Through ongoing research and practice, I’ve seen how independent scholarship fosters not only academic and career readiness, but also personal growth and resilience. When paired with mentorship, these pursuits can profoundly shape a student’s confidence, direction, and overall life satisfaction. These outcomes were confirmed in social scientific studies I conducted with a brilliant team of collaborators (Arnold et al., 2023; Kistner et al., 2021; Toven-Lindsey et al., 2024) - and just as powerfully, they emerged in the day-to-day: students finding their voice, re-framing their goals, and stepping into spaces they once found intimidating.
That’s why I started Another Degree.
Alongside a collective of talented mentors and instructors, I’m thrilled to offer guidance to a wide population of aspiring scholars and leaders. Our mission is to help students navigate the transition from curiosity to confidence, from student to scholar, from uncertainty to purpose. We believe that graduate education should be accessible, fulfilling, and shaped by values - not just credentials.

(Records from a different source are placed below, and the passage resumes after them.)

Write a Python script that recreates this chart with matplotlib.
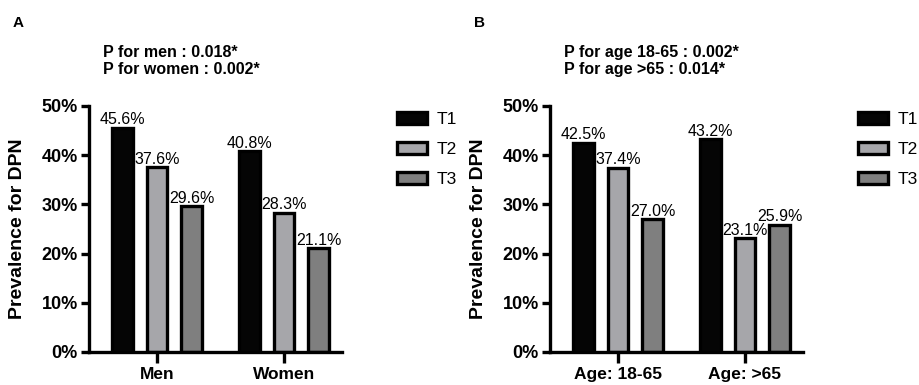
import matplotlib
matplotlib.use("Agg")
import matplotlib.pyplot as plt
import numpy as np
from matplotlib.patches import Patch

plt.rcParams['font.family'] = ['Liberation Sans', 'DejaVu Sans']

groupes_A = ["Men", "Women"]
T1_A = [45.6, 40.8]
T2_A = [37.6, 28.3]
T3_A = [29.6, 21.1]
p_A = "P for men : 0.018*\nP for women : 0.002*"

groupes_B = ["Age: 18-65", "Age: >65"]
T1_B = [42.5, 43.2]
T2_B = [37.4, 23.1]
T3_B = [27.0, 25.9]
p_B = "P for age 18-65 : 0.002*\nP for age >65 : 0.014*"

series = ["T1", "T2", "T3"]
couleurs = ["#050505", "#a6a6aa", "#7f7f7f"]
yticks = [0, 10, 20, 30, 40, 50]

W, H = 920, 385
fig = plt.figure(figsize=(9.2, 3.85), dpi=100)


def panneau(x0, groupes, t1, t2, t3, ptexte, lettre, leg_x):
    ax = fig.add_axes([x0 / W, (H - 352) / H, 253 / W, 246 / H])
    x = np.arange(len(groupes))
    largeur = 0.16
    decal = 0.272
    for k, vals in enumerate([t1, t2, t3]):
        pos = x + (k - 1) * decal
        ax.bar(pos, vals, largeur, color=couleurs[k], edgecolor="black", linewidth=2.4)
        for xi, v in zip(pos, vals):
            ax.text(xi, v + 0.1, "%.1f%%" % v, ha="center", va="bottom", fontsize=11.5)
    ax.set_xlim(-0.535, 1.457)
    ax.set_ylim(0, 50)
    ax.set_yticks(yticks)
    ax.set_yticklabels(["%d%%" % t for t in yticks], fontsize=13, fontweight="bold")
    ax.set_xticks(x)
    ax.set_xticklabels(groupes, fontsize=12.5, fontweight="bold")
    ax.tick_params(axis="x", length=8, width=2.4, pad=3)
    ax.tick_params(axis="y", length=6, width=2.4, pad=2)
    for s in ["top", "right"]:
        ax.spines[s].set_visible(False)
    for s in ["left", "bottom"]:
        ax.spines[s].set_linewidth(2.4)
    ax.set_ylabel("Prevalence for DPN", fontsize=14, fontweight="bold")
    ax.yaxis.set_label_coords(-0.25, 0.5)

    fig.text((x0 + 14) / W, 1 - 61 / H, ptexte, fontsize=11.5, fontweight="bold",
             va="center", ha="left", linespacing=1.15)
    fig.text((x0 - 76) / W, 1 - 23 / H, lettre, fontsize=11, fontweight="bold",
             va="center", ha="left")

    handles = [Patch(facecolor=couleurs[k], edgecolor="black", linewidth=2.4, label=series[k])
               for k in range(3)]
    fig.legend(handles=handles, loc="upper left", bbox_to_anchor=(leg_x / W, 1 - 112 / H),
               frameon=False, fontsize=12.5, handlelength=1.75, handleheight=0.7,
               handletextpad=0.55, labelspacing=0.85, borderaxespad=0, borderpad=0)
    return ax


panneau(89, groupes_A, T1_A, T2_A, T3_A, p_A, "A", 397)
panneau(550, groupes_B, T1_B, T2_B, T3_B, p_B, "B", 858)

fig.savefig("out.png", dpi=100)
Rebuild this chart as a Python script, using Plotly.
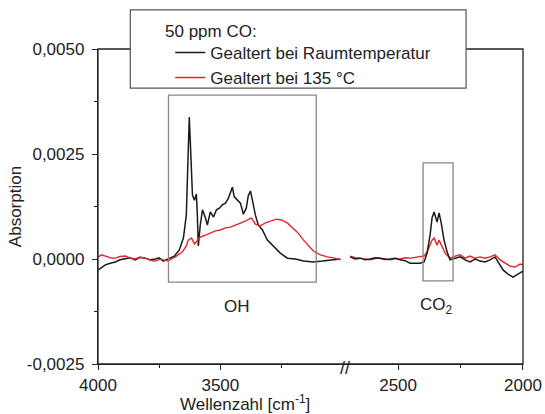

If you’re considering graduate or professional school, or simply wondering what could be next, I hope you’ll explore what Another Degree has to offer. And I hope my story reminds you that there’s no one right way to pursue knowledge - only your way, supported by people who believe in your potential.
References
Arnold, W., Kistner, K., Sparck, E.M., & Levis-Fitzgerald, M. (2023). Academic Growth and Professional Development through
Undergraduate Humanities Research. Profession.
Kistner, K., Sparck, E.M., Liu, A., Whang Sayson, H., Levis-Fitzgerald, M., & Arnold, W. (2021). Academic and Professional
Preparedness: Outcomes of Undergraduate Research in the Humanities, Arts, and Social Sciences. Scholarship and Practice of Undergraduate Research, 4(4), 3–9.
Toven-Lindsey, B., Sparck, E.M., Kistner, K., Ardam, J., Levis-Fitzgerald, M., & Arnold, W. (2024). Undergraduate Research in
Humanities, Arts & Social Sciences (HASS): Helping Students Navigate Uncertainty and Build Community Through a Structured Cohort-Based Program. Scholarship and Practice of Undergraduate Research, 7 (2): 15-24.